Available records:
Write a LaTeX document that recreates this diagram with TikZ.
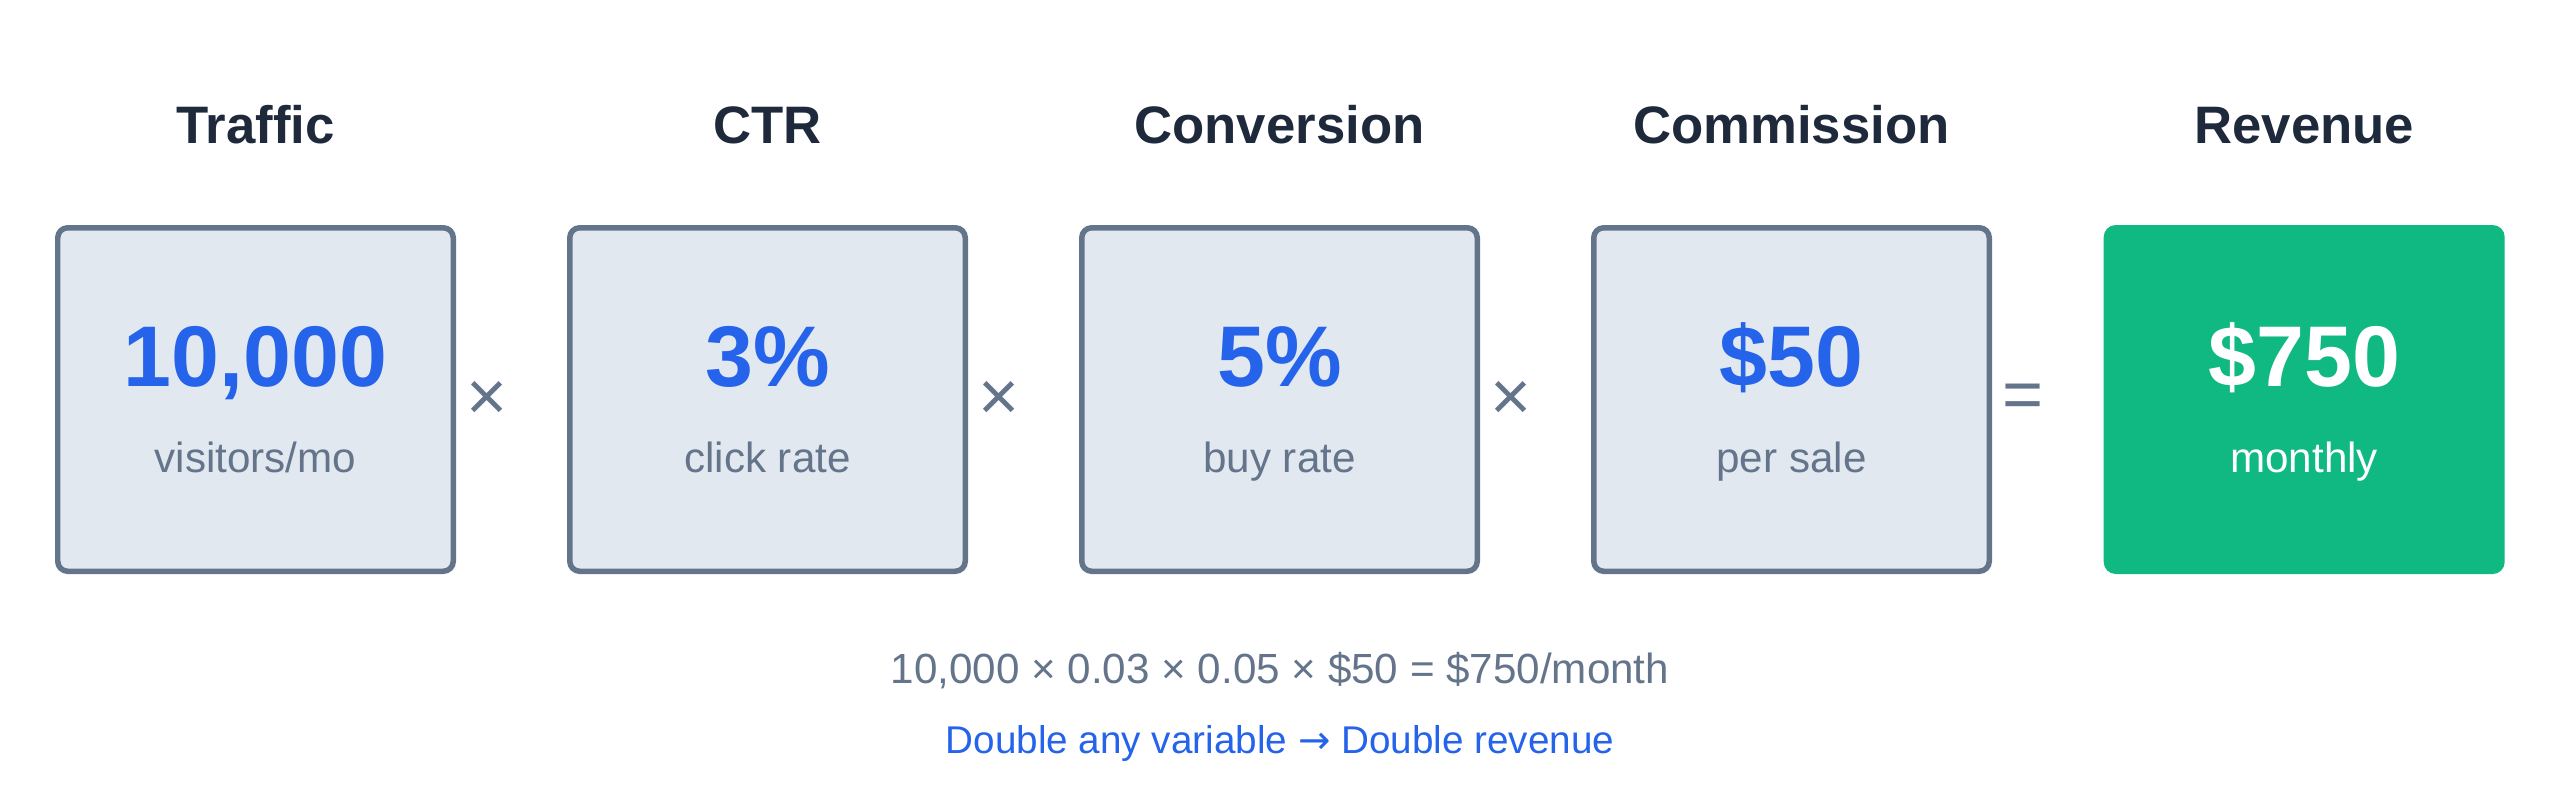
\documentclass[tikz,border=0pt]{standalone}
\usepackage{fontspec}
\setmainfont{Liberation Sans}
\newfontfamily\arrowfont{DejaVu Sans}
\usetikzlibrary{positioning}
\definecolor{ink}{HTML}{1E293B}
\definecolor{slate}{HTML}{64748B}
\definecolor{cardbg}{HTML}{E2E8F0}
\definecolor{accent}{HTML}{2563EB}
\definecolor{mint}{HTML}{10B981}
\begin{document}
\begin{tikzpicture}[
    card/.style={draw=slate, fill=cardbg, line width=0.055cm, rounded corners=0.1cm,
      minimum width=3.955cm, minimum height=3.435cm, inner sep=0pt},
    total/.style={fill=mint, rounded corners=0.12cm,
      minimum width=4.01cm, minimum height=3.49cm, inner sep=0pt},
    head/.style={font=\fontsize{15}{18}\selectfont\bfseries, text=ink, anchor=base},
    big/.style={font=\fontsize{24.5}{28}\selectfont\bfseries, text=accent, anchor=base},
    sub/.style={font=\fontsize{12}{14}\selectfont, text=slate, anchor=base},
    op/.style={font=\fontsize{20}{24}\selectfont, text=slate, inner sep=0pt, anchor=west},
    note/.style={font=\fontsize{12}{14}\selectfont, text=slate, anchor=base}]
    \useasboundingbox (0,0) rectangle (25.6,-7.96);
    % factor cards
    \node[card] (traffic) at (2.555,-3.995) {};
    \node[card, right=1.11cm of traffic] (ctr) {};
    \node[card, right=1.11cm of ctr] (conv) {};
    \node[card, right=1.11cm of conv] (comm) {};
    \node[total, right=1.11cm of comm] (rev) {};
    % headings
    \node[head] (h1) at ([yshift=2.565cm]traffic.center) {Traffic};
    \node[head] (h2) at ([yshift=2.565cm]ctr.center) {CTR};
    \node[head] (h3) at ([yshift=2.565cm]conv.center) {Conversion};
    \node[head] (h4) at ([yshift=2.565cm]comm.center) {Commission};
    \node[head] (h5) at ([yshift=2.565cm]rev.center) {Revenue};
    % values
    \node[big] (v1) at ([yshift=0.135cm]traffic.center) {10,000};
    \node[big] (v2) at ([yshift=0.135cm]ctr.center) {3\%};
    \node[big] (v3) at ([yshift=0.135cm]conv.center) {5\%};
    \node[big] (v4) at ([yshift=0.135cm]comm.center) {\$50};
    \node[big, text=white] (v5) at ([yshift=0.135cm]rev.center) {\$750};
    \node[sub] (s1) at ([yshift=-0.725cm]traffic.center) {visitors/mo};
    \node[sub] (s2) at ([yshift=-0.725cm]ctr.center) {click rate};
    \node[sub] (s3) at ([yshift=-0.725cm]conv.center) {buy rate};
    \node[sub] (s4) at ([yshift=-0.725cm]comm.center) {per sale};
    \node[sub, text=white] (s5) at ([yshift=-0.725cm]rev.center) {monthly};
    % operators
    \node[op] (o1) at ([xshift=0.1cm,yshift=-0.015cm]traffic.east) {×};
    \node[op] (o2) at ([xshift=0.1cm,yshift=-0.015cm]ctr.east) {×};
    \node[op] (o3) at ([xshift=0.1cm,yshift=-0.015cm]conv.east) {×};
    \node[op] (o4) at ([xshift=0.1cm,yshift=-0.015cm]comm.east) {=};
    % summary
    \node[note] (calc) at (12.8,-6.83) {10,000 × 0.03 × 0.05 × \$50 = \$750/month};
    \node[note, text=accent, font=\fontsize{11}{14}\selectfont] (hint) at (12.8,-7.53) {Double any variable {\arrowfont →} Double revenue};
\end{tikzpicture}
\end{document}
==
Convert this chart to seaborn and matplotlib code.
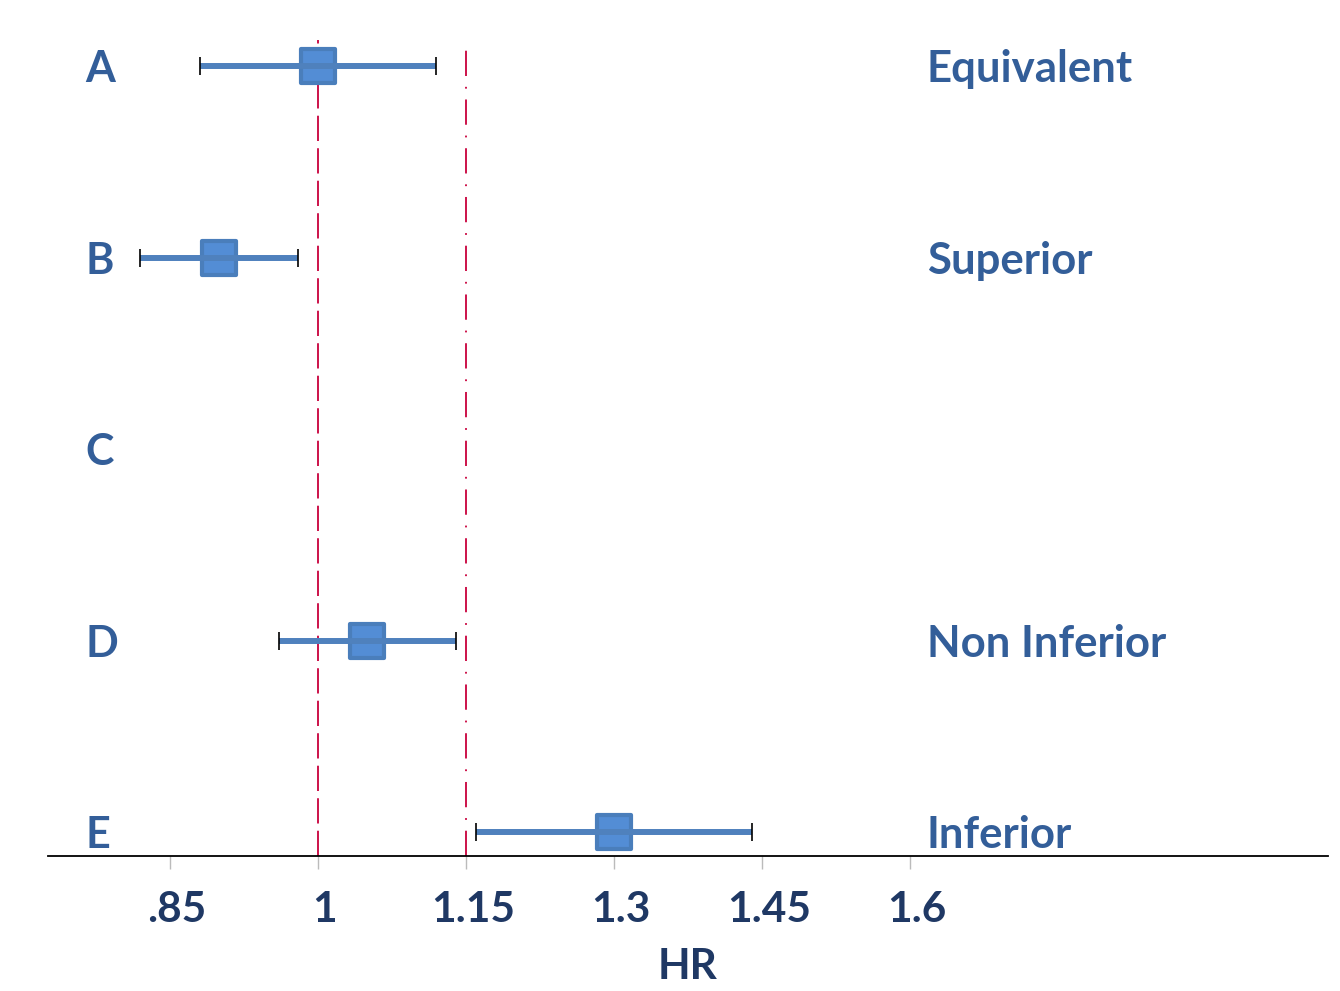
* * *
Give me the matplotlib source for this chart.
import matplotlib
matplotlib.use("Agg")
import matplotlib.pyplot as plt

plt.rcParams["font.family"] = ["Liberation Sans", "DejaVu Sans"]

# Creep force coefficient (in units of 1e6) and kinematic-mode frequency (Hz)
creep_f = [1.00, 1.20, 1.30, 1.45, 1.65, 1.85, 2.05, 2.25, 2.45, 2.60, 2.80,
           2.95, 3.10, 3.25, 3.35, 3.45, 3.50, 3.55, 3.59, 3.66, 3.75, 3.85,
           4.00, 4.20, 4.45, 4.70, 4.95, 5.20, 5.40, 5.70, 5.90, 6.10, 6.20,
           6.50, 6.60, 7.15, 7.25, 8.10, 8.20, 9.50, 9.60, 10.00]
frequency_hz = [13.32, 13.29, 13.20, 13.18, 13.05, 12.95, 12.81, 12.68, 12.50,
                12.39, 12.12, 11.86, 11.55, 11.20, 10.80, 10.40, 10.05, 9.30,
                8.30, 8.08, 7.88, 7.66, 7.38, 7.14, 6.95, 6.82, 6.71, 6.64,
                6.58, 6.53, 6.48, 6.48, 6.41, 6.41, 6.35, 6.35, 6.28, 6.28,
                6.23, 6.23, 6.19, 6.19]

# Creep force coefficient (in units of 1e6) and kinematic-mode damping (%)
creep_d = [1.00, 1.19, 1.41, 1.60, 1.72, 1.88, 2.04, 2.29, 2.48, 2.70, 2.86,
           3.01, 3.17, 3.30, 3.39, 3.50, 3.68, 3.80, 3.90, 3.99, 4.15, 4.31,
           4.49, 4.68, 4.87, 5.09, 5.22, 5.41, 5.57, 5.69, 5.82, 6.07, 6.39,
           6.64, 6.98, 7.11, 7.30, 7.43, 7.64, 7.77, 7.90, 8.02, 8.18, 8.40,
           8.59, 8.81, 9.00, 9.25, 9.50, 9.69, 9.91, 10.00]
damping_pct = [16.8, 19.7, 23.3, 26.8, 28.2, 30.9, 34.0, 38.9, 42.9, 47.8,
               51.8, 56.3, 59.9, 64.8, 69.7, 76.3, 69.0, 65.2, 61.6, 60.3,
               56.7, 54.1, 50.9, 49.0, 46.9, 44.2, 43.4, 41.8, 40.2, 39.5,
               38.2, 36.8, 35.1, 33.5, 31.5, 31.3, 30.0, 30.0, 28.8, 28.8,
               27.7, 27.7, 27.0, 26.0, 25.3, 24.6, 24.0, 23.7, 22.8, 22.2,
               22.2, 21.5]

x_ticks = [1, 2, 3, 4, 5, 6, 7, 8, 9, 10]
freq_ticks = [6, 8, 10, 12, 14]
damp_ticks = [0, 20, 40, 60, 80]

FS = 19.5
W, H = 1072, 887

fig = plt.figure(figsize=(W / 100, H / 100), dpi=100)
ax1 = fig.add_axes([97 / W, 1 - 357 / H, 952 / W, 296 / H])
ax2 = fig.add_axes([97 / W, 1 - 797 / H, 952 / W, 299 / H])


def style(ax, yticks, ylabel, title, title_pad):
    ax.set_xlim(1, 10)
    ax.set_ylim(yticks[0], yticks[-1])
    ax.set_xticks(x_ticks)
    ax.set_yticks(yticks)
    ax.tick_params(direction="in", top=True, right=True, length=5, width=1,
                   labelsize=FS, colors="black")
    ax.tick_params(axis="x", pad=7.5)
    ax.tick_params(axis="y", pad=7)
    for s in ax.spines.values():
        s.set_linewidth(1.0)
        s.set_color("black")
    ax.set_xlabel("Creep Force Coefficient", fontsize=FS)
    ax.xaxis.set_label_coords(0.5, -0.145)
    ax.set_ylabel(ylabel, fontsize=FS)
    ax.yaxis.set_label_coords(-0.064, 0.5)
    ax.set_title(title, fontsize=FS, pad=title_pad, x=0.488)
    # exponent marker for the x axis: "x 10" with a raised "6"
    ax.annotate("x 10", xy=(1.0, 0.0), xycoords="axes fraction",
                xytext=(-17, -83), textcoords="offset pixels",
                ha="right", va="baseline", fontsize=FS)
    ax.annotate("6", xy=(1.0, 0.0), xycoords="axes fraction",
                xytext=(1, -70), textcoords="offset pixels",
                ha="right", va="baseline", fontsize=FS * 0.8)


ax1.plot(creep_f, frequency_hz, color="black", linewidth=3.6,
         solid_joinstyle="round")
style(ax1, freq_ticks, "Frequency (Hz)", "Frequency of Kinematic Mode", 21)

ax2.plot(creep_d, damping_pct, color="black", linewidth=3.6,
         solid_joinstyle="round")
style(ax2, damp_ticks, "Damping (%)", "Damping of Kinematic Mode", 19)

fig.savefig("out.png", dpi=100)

Task to complete: Output only the lines from the one containing "Give me the matplotlib source for this chart." through the one containing "ax2 = fig.add_axes([97", inclusive, exactly as written.

Final result:
Give me the matplotlib source for this chart.
import matplotlib
matplotlib.use("Agg")
import matplotlib.pyplot as plt

plt.rcParams["font.family"] = ["Liberation Sans", "DejaVu Sans"]

# Creep force coefficient (in units of 1e6) and kinematic-mode frequency (Hz)
creep_f = [1.00, 1.20, 1.30, 1.45, 1.65, 1.85, 2.05, 2.25, 2.45, 2.60, 2.80,
           2.95, 3.10, 3.25, 3.35, 3.45, 3.50, 3.55, 3.59, 3.66, 3.75, 3.85,
           4.00, 4.20, 4.45, 4.70, 4.95, 5.20, 5.40, 5.70, 5.90, 6.10, 6.20,
           6.50, 6.60, 7.15, 7.25, 8.10, 8.20, 9.50, 9.60, 10.00]
frequency_hz = [13.32, 13.29, 13.20, 13.18, 13.05, 12.95, 12.81, 12.68, 12.50,
                12.39, 12.12, 11.86, 11.55, 11.20, 10.80, 10.40, 10.05, 9.30,
                8.30, 8.08, 7.88, 7.66, 7.38, 7.14, 6.95, 6.82, 6.71, 6.64,
                6.58, 6.53, 6.48, 6.48, 6.41, 6.41, 6.35, 6.35, 6.28, 6.28,
                6.23, 6.23, 6.19, 6.19]

# Creep force coefficient (in units of 1e6) and kinematic-mode damping (%)
creep_d = [1.00, 1.19, 1.41, 1.60, 1.72, 1.88, 2.04, 2.29, 2.48, 2.70, 2.86,
           3.01, 3.17, 3.30, 3.39, 3.50, 3.68, 3.80, 3.90, 3.99, 4.15, 4.31,
           4.49, 4.68, 4.87, 5.09, 5.22, 5.41, 5.57, 5.69, 5.82, 6.07, 6.39,
           6.64, 6.98, 7.11, 7.30, 7.43, 7.64, 7.77, 7.90, 8.02, 8.18, 8.40,
           8.59, 8.81, 9.00, 9.25, 9.50, 9.69, 9.91, 10.00]
damping_pct = [16.8, 19.7, 23.3, 26.8, 28.2, 30.9, 34.0, 38.9, 42.9, 47.8,
               51.8, 56.3, 59.9, 64.8, 69.7, 76.3, 69.0, 65.2, 61.6, 60.3,
               56.7, 54.1, 50.9, 49.0, 46.9, 44.2, 43.4, 41.8, 40.2, 39.5,
               38.2, 36.8, 35.1, 33.5, 31.5, 31.3, 30.0, 30.0, 28.8, 28.8,
               27.7, 27.7, 27.0, 26.0, 25.3, 24.6, 24.0, 23.7, 22.8, 22.2,
               22.2, 21.5]

x_ticks = [1, 2, 3, 4, 5, 6, 7, 8, 9, 10]
freq_ticks = [6, 8, 10, 12, 14]
damp_ticks = [0, 20, 40, 60, 80]

FS = 19.5
W, H = 1072, 887

fig = plt.figure(figsize=(W / 100, H / 100), dpi=100)
ax1 = fig.add_axes([97 / W, 1 - 357 / H, 952 / W, 296 / H])
ax2 = fig.add_axes([97 / W, 1 - 797 / H, 952 / W, 299 / H])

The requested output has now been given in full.